The Kamaʻāina Creatives Tackling Climate Change

LUMIN/AERY is a new, experimental venture studio designed to invest in Hawai‘i creative talent

March 2024
  |  
Meg Massey
Supported By :

A quick story: in the early 2000’s, scientists on the Hawaiian island of Oʻahu found that Kāne‘ohe Bay was an ecosystem out of balance. Runoff and debris from the surrounding suburbs were spilling into the bay, carrying pollutants and invasive species into the tidal flats and coral reefs.

It got so bad that a kanaka maoli (Native Hawaiian) scientist named Koa Shultz went out to meet with kūpuna (elders) to determine the source of the imbalance. Their conclusion: the issue was the colonial system of land management.

For many centuries, Hawaiian land was organized and protected according to the indigenous practice of “ahupua‘a” — specifically, a system of communally-managed water districts that ran from mountains to sea. When outsiders arrived in the 1800’s, they brought their foreign ideas that were in direct conflict with indigenous values, including private land ownership and the concept of “watersheds”. Several generations later, the inevitable became manifest: suburban sprawl and climate change were threatening the island’s natural heritage.

The lessons learned from the Kāne‘ohe Bay saga support a movement to restore ahupua‘a — in other words, to revive traditional, indigenous conservation practices in order to preserve the ‘āina (natural environment/land). They also serve as an apt metaphor for the existential challenges facing Hawai‘i, and the important idea sparked by these challenges: how might kamaʻāina (children of the land) protect their natural resources — and rebalance their economy — by investing in local talent and wisdom?

That’s the central idea behind LUMIN/AERY, a new, experimental venture studio inspired by and designed for kamaʻāina creatives. It’s a mashup of a workforce development project for local talent; and an innovation incubator to drive big ideas with real-time solutions for Hawai‘i. And it’s all being driven by a fundamental idea: the future must be designed by kanaka maoli and kamaʻāina allies.

Co-Creating Innovation

LUMIN/AERY was created by a team led by Sarah Van Dell and Nicole Velasco, but the real focus of the program is the creatives-in-residence. Every one of them has deep roots in their community. The inaugural cohort is comprised of:

  • Micah Gomes, a graphic designer from ‘Aiea
  • Pualena Pakele & Cabot, a digital designer from Kāne‘ohe
  • Ryan Souza, an artist and musician from Makiki; and
  • Jamie Valdez, a graphic designer from Kapolei.

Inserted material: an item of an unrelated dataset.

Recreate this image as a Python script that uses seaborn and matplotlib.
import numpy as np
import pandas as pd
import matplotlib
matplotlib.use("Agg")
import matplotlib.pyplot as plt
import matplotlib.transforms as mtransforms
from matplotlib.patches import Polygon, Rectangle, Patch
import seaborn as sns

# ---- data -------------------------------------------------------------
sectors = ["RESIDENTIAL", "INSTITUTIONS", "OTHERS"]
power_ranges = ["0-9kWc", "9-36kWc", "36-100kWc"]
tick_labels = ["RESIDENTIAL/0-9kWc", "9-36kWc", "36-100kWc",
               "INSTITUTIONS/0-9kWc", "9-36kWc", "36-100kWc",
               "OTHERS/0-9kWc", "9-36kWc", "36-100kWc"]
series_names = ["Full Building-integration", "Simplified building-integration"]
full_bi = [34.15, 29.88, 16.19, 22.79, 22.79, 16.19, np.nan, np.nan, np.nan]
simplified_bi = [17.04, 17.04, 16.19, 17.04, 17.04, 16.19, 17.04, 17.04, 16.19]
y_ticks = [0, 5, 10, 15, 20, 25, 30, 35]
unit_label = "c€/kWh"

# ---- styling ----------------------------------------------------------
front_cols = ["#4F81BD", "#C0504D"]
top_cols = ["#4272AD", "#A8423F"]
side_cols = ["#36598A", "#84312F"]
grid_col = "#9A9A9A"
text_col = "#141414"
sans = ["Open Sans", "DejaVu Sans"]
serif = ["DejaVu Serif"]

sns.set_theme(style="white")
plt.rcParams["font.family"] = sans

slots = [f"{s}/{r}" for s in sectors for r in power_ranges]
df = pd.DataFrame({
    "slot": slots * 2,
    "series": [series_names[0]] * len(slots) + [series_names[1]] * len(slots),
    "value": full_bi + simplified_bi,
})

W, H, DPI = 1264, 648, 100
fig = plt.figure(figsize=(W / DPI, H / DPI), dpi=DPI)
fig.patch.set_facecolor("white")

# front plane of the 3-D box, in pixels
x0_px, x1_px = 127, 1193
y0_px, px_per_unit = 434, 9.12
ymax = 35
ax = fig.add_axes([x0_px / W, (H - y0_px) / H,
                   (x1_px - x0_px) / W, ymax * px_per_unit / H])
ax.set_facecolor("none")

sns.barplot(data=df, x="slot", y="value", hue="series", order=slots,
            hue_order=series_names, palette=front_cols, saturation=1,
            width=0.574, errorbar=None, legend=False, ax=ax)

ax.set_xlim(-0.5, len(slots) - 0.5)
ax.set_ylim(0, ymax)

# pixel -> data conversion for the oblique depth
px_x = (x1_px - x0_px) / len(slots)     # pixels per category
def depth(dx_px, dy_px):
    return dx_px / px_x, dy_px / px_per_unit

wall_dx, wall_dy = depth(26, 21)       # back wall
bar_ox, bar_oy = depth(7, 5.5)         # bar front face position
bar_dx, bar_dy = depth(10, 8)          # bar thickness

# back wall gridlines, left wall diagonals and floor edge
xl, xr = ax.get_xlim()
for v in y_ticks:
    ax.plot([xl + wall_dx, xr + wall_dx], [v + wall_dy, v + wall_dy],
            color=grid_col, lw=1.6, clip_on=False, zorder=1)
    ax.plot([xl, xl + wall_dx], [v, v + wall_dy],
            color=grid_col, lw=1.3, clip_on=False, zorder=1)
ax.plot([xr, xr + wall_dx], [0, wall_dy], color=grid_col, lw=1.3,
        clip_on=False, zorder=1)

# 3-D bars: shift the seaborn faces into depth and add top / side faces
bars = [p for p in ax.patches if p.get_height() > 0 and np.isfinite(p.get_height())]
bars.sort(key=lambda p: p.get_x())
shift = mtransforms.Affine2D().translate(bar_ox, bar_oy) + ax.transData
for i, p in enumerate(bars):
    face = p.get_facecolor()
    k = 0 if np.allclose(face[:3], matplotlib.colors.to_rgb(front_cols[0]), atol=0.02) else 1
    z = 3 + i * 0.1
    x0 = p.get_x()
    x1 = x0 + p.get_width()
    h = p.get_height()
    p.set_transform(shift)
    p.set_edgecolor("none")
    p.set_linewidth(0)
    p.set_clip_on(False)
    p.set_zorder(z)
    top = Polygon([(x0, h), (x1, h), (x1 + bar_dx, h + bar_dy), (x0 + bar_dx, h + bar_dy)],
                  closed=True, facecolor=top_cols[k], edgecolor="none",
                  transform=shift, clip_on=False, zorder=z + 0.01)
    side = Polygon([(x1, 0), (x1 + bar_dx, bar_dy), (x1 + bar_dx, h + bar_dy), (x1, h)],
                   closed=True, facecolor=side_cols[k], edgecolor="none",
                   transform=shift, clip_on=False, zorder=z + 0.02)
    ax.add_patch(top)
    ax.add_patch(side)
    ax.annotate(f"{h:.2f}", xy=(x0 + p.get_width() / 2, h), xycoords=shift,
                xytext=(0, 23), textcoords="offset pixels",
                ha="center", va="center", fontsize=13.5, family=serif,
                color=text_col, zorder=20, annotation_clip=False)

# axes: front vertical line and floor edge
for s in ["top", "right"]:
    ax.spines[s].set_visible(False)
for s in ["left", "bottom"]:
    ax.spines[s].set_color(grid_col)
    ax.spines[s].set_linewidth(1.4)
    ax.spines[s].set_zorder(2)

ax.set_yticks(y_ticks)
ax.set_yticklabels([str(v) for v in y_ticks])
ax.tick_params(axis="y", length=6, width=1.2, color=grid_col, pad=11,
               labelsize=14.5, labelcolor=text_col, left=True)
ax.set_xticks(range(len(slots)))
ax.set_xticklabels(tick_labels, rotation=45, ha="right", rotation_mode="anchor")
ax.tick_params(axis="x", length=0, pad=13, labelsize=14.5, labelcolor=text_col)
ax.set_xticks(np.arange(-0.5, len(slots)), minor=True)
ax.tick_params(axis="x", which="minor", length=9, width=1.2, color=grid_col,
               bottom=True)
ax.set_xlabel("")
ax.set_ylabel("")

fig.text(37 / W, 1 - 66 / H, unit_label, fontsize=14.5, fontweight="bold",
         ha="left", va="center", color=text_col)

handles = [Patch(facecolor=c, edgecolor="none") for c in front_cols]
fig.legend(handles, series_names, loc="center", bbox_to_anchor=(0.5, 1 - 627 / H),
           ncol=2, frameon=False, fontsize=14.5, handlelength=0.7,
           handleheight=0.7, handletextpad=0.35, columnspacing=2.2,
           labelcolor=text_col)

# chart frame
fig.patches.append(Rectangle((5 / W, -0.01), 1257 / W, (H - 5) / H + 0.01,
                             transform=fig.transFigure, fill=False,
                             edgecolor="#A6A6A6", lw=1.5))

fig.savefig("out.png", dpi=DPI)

In 2022, these four creatives brought their talent together to both train in and participate in LUMIN/AERY’s venture studio. The primary focus is to design an app that will drive visitor dollars to invest in local conservation nonprofits already stewarding ‘āina. It’s a pilot project in what will ultimately be an annual cycle to build locally-developed technology that serves both the community and the designers.

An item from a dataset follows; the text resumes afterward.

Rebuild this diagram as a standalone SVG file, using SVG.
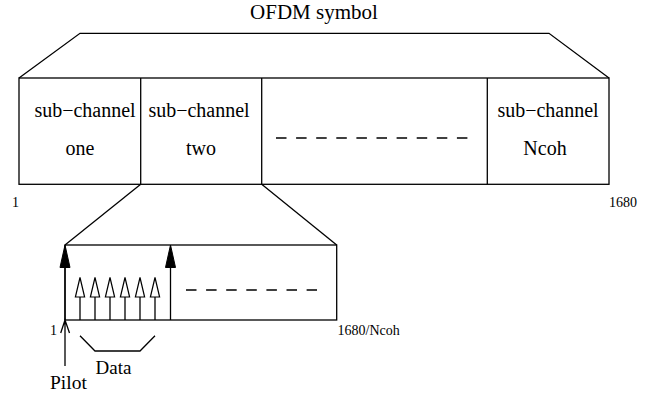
<svg xmlns="http://www.w3.org/2000/svg" xmlns:xlink="http://www.w3.org/1999/xlink" width="660" height="394" viewBox="0 0 660 394">
<style>
.ln{fill:none;stroke:#000;stroke-width:1.3}
.dash{fill:none;stroke:#000;stroke-width:1.3;stroke-dasharray:10.5 9.6}
.big{font-family:"Liberation Serif","Times New Roman",serif;font-size:20px;fill:#000}
.title{font-family:"Liberation Serif","Times New Roman",serif;font-size:21px;fill:#000}
.sm{font-family:"Liberation Serif","Times New Roman",serif;font-size:14px;fill:#000}
.fh{fill:#000;stroke:#000;stroke-width:1}
.hh{fill:#fff;stroke:#000;stroke-width:1.2}
</style>
<defs>
<path id="filled" class="fh" d="M0,0 L5,22.5 L-5,22.5 Z"/>
<path id="hollow" class="hh" d="M0,0 L4.6,19.5 L-4.6,19.5 Z"/>
</defs>
<rect width="660" height="394" fill="#fff"/>

<g id="title">
<text class="title" x="314" y="19" text-anchor="middle">OFDM symbol</text>
</g>

<g id="ofdm-symbol">
<rect class="ln" x="19" y="78" width="590" height="106.3"/>
<line class="ln" x1="140.7" y1="78" x2="140.7" y2="184.3"/>
<line class="ln" x1="261.7" y1="78" x2="261.7" y2="184.3"/>
<line class="ln" x1="487.3" y1="78" x2="487.3" y2="184.3"/>
<text class="big" x="85" y="116.7" text-anchor="middle">sub−channel</text>
<text class="big" x="80" y="155" text-anchor="middle">one</text>
<text class="big" x="199" y="116.7" text-anchor="middle">sub−channel</text>
<text class="big" x="201" y="155" text-anchor="middle">two</text>
<line class="dash" x1="276" y1="138" x2="469" y2="138"/>
<text class="big" x="548" y="116.7" text-anchor="middle">sub−channel</text>
<text class="big" x="545" y="155" text-anchor="middle">Ncoh</text>
<text class="sm" x="12" y="207">1</text>
<text class="sm" x="609" y="207">1680</text>
</g>

<g id="sub-channel-detail">
<rect class="ln" x="65" y="245" width="271.7" height="75"/>
<line class="dash" x1="186" y1="290" x2="317" y2="290"/>
<text class="sm" x="337.5" y="335">1680/Ncoh</text>
<text class="sm" x="50" y="335">1</text>
</g>

<g id="pilots">
<line class="ln" x1="65" y1="320" x2="65" y2="262"/>
<use xlink:href="#filled" x="65" y="245"/>
<line class="ln" x1="170.5" y1="320" x2="170.5" y2="262"/>
<use xlink:href="#filled" x="170.5" y="245"/>
</g>

<g id="data">
<line class="ln" x1="80" y1="320" x2="80" y2="296"/>
<use xlink:href="#hollow" x="80" y="277.5"/>
<line class="ln" x1="95" y1="320" x2="95" y2="296"/>
<use xlink:href="#hollow" x="95" y="277.5"/>
<line class="ln" x1="110" y1="320" x2="110" y2="296"/>
<use xlink:href="#hollow" x="110" y="277.5"/>
<line class="ln" x1="125" y1="320" x2="125" y2="296"/>
<use xlink:href="#hollow" x="125" y="277.5"/>
<line class="ln" x1="140" y1="320" x2="140" y2="296"/>
<use xlink:href="#hollow" x="140" y="277.5"/>
<line class="ln" x1="155" y1="320" x2="155" y2="296"/>
<use xlink:href="#hollow" x="155" y="277.5"/>
</g>

<g id="labels">
<path class="ln" d="M60.7,333 L65,320 L69.5,333 M65,320 L65,366"/>
<text class="big" x="50" y="389" style="font-size:19.5px">Pilot</text>
<path class="ln" d="M80,335.7 L95,351 L140,351 L155,335.7"/>
<text class="big" x="95.5" y="373.5" style="font-size:19px">Data</text>
</g>

<g id="connectors">
<path class="ln" d="M19,78 L80,33.3 L549,33.3 L609,78"/>
<line class="ln" x1="140.7" y1="184.3" x2="65" y2="245"/>
<line class="ln" x1="261.7" y1="184.3" x2="336.7" y2="245"/>
</g>
</svg>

The purpose of LUMIN/AERY is trifold: education, innovation, and community empowerment. First and foremost, the project will provide training to help the creatives involved to leverage their innate talents in design and tech. Through established bootcamps, the creatives partake in an apprentice-like structure, learning best-practices of UX, UI, product, and design. The goal is to help the cohort members build skills that they can use universally.

The secondary purpose is to build upon the training and create a series of community-informed solutions to major challenges facing Hawai‘i such as climate change. In the case of the pilot program, the parameters are specific yet flexible: design and build an app that will direct visitor dollars at a large-scale to Hawai‘i-rooted conservation and climate change nonprofits.

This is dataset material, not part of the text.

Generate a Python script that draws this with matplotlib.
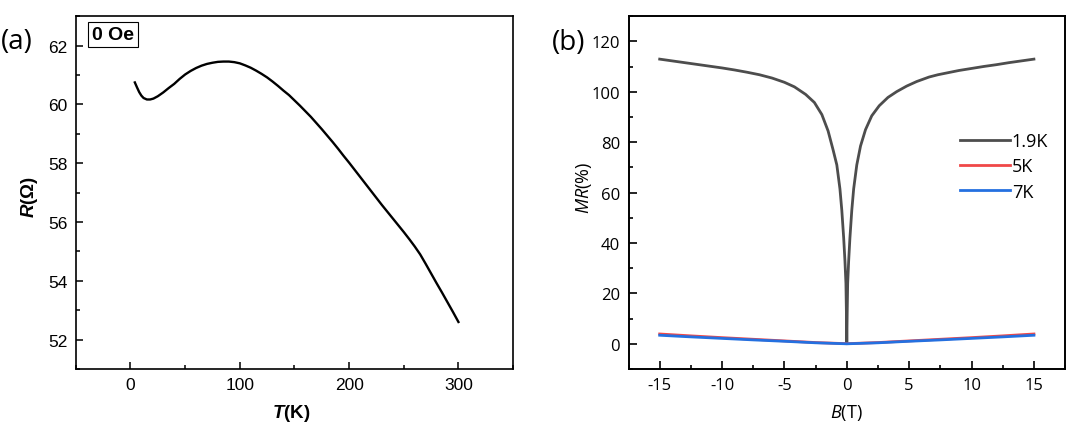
import matplotlib
matplotlib.use("Agg")
import matplotlib.pyplot as plt
from matplotlib.ticker import MultipleLocator

# ---------------- data ----------------
T_K = [4, 6, 8, 10, 12, 15, 18, 21, 25, 30, 35, 40, 45, 50, 55, 60, 65, 70,
       75, 80, 85, 90, 95, 100, 105, 110, 115, 120, 125, 130, 135, 140, 145,
       150, 155, 160, 165, 170, 175, 180, 185, 190, 195, 200, 205, 210, 215,
       220, 225, 230, 235, 240, 245, 250, 255, 260, 265, 270, 275, 280, 285,
       290, 295, 300]
R_ohm = [60.75, 60.58, 60.42, 60.30, 60.22, 60.17, 60.17, 60.20, 60.28, 60.41,
         60.56, 60.70, 60.87, 61.02, 61.14, 61.24, 61.32, 61.38, 61.42, 61.45,
         61.46, 61.46, 61.44, 61.40, 61.33, 61.25, 61.15, 61.04, 60.92, 60.78,
         60.63, 60.47, 60.32, 60.14, 59.96, 59.77, 59.58, 59.37, 59.16, 58.94,
         58.72, 58.49, 58.25, 58.02, 57.78, 57.54, 57.30, 57.06, 56.82, 56.58,
         56.35, 56.12, 55.89, 55.66, 55.42, 55.17, 54.90, 54.58, 54.25, 53.92,
         53.60, 53.27, 52.94, 52.60]

B_19K = [-15, -14, -13, -12, -11, -10, -9, -8, -7, -6, -5, -4.2, -3.3, -2.6,
         -2.0, -1.5, -1.1, -0.8, -0.55, -0.4, -0.25, -0.15, -0.07, -0.03, 0,
         0.03, 0.07, 0.15, 0.25, 0.4, 0.55, 0.8, 1.1, 1.5, 2.0, 2.6, 3.3, 4.0,
         4.8, 5.6, 6.6, 7.3, 8, 9, 10, 11, 12, 13, 14, 15]
MR_19K = [113.0, 112.3, 111.6, 110.9, 110.2, 109.5, 108.7, 107.8, 106.8, 105.5,
          103.8, 102.0, 99.0, 95.8, 91.0, 84.5, 77.0, 71.0, 61.5, 53.0, 42.0,
          33.0, 24.0, 12.0, 0.5,
          12.0, 24.0, 33.0, 42.0, 53.0, 61.5, 71.0, 78.5, 85.0, 90.5, 94.5,
          97.8, 100.1, 102.3, 104.1, 105.9, 106.8, 107.5, 108.5, 109.3, 110.1,
          110.8, 111.6, 112.3, 113.0]

B_low = [-15, -12.5, -10, -7.5, -5, -2.5, 0, 2.5, 5, 7.5, 10, 12.5, 15]
MR_5K = [3.9, 3.15, 2.45, 1.8, 1.15, 0.5, 0.05, 0.5, 1.15, 1.8, 2.45, 3.15, 3.9]
MR_7K = [3.4, 2.75, 2.15, 1.55, 1.0, 0.4, 0.0, 0.4, 1.0, 1.55, 2.15, 2.75, 3.4]

legend_labels = ["1.9K", "5K", "7K"]

# ---------------- style ----------------
plt.rcParams['axes.unicode_minus'] = False
plt.rcParams['mathtext.fontset'] = 'custom'
plt.rcParams['mathtext.bfit'] = 'Liberation Sans:italic:bold'
plt.rcParams['mathtext.it'] = 'Open Sans:italic'
plt.rcParams['mathtext.rm'] = 'Open Sans'

W, H = 1080, 427
fig = plt.figure(figsize=(10.8, 4.27), dpi=100)

def px_axes(x0, x1, y0, y1):
    return fig.add_axes([x0 / W, 1 - y1 / H, (x1 - x0) / W, (y1 - y0) / H])

# ---------------- panel (a) ----------------
ax1 = px_axes(75.8, 513.1, 17.3, 370)
ax1.plot(T_K, R_ohm, color='black', lw=1.7)
ax1.set_xlim(-50, 350)
ax1.set_ylim(51, 63)
ax1.xaxis.set_major_locator(MultipleLocator(100))
ax1.xaxis.set_minor_locator(MultipleLocator(50))
ax1.yaxis.set_major_locator(MultipleLocator(2))
ax1.yaxis.set_minor_locator(MultipleLocator(1))
for s in ax1.spines.values():
    s.set_linewidth(1.2)
ax1.tick_params(which='both', direction='in', top=False, right=False, width=1.1)
ax1.tick_params(which='major', length=5, pad=6)
ax1.tick_params(which='minor', length=3)
for lab in ax1.get_xticklabels() + ax1.get_yticklabels():
    lab.set_fontfamily('Liberation Sans')
    lab.set_fontsize(12.5)
ax1.set_xlabel(r'$\mathbfit{T}$(K)', fontfamily='Liberation Sans',
               fontweight='bold', fontsize=13.5)
ax1.set_ylabel(r'$\mathbfit{R}$(Ω)', fontfamily='Liberation Sans',
               fontweight='bold', fontsize=13.5)
ax1.xaxis.set_label_coords(0.492, -0.094)
ax1.yaxis.set_label_coords(-0.083, 0.49)
ax1.text(0.037, 0.972, '0 Oe', transform=ax1.transAxes, ha='left', va='top',
         fontfamily='Liberation Sans', fontweight='bold', fontsize=14,
         bbox=dict(boxstyle='square,pad=0.2', fc='white', ec='black', lw=0.8))
fig.text(0.5 / W, 1 - 42 / H, '(a)', fontfamily='Open Sans', fontsize=20,
         ha='left', va='center')

# ---------------- panel (b) ----------------
ax2 = px_axes(628.5, 1065.1, 17.3, 370)
l1, = ax2.plot(B_19K, MR_19K, color='#4d4d4d', lw=2.0, label=legend_labels[0])
l2, = ax2.plot(B_low, MR_5K, color='#f04848', lw=2.0, label=legend_labels[1])
l3, = ax2.plot(B_low, MR_7K, color='#2470e0', lw=2.0, label=legend_labels[2])
ax2.set_xlim(-17.5, 17.5)
ax2.set_ylim(-10, 130)
ax2.xaxis.set_major_locator(MultipleLocator(5))
ax2.xaxis.set_minor_locator(MultipleLocator(2.5))
ax2.yaxis.set_major_locator(MultipleLocator(20))
ax2.yaxis.set_minor_locator(MultipleLocator(10))
for s in ax2.spines.values():
    s.set_linewidth(1.4)
ax2.tick_params(which='both', direction='in', top=False, right=False, width=1.2)
ax2.tick_params(which='major', length=6, pad=6)
ax2.tick_params(which='minor', length=3)
for lab in ax2.get_xticklabels() + ax2.get_yticklabels():
    lab.set_fontfamily('Open Sans')
    lab.set_fontsize(12)
ax2.set_xlabel(r'$\mathit{B}$(T)', fontfamily='Open Sans', fontsize=13)
ax2.set_ylabel(r'$\mathit{MR}$(%)', fontfamily='Open Sans', fontsize=13)
ax2.xaxis.set_label_coords(0.4993, -0.094)
ax2.yaxis.set_label_coords(-0.080, 0.516)
fig.text(552 / W, 1 - 43 / H, '(b)', fontfamily='Open Sans', fontsize=20,
         ha='left', va='center')

leg = ax2.legend(handles=[l1, l2, l3], loc='upper left',
                 bbox_to_anchor=(960 / W, 1 - 133 / H),
                 bbox_transform=fig.transFigure, frameon=False,
                 prop={'family': 'Open Sans', 'size': 13},
                 handlelength=2.77, handletextpad=0.1, labelspacing=0.41,
                 borderpad=0, borderaxespad=0)

fig.savefig('out.png', dpi=100)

LUMIN/AERY’s founders came across this initial project intentionally. Visitors outnumber residents in Hawai‘i by a ratio of 25 to 1; and there is a growing movement to push back against the annual wave of incoming humanity.

“This year, six billion dollars of economic value will be extracted from Hawai‘i’s natural ecosystems. For generations, Hawaiians and allies have called attention to the costs of continued colonization,” says Sarah. “ʻĀina is not in balance, with more extracted than replenished. We have the world-class creative talent to innovate a way forward.”

The creative-led solution is intended to supply new and innovative ways to fund local conservation efforts at scale: $1 billion dollars in ten years. True to LUMIN/AERY’s participatory ethos, these dollars will be dispersed to local conservation nonprofits.

This conservation app is only the first of several ideas in the LUMIN/AERY pipeline; future projects will convene creatives to build solutions around elder care and ag-tech. The team is looking forward to evolving the project into the future.

“Top-down initiatives pale in comparison to the richness of community-led projects,” says Nicole. “Our creatives bring deep lived experience and relationships. In times of flux, we need bridge builders, translators and network weavers to move us forward.”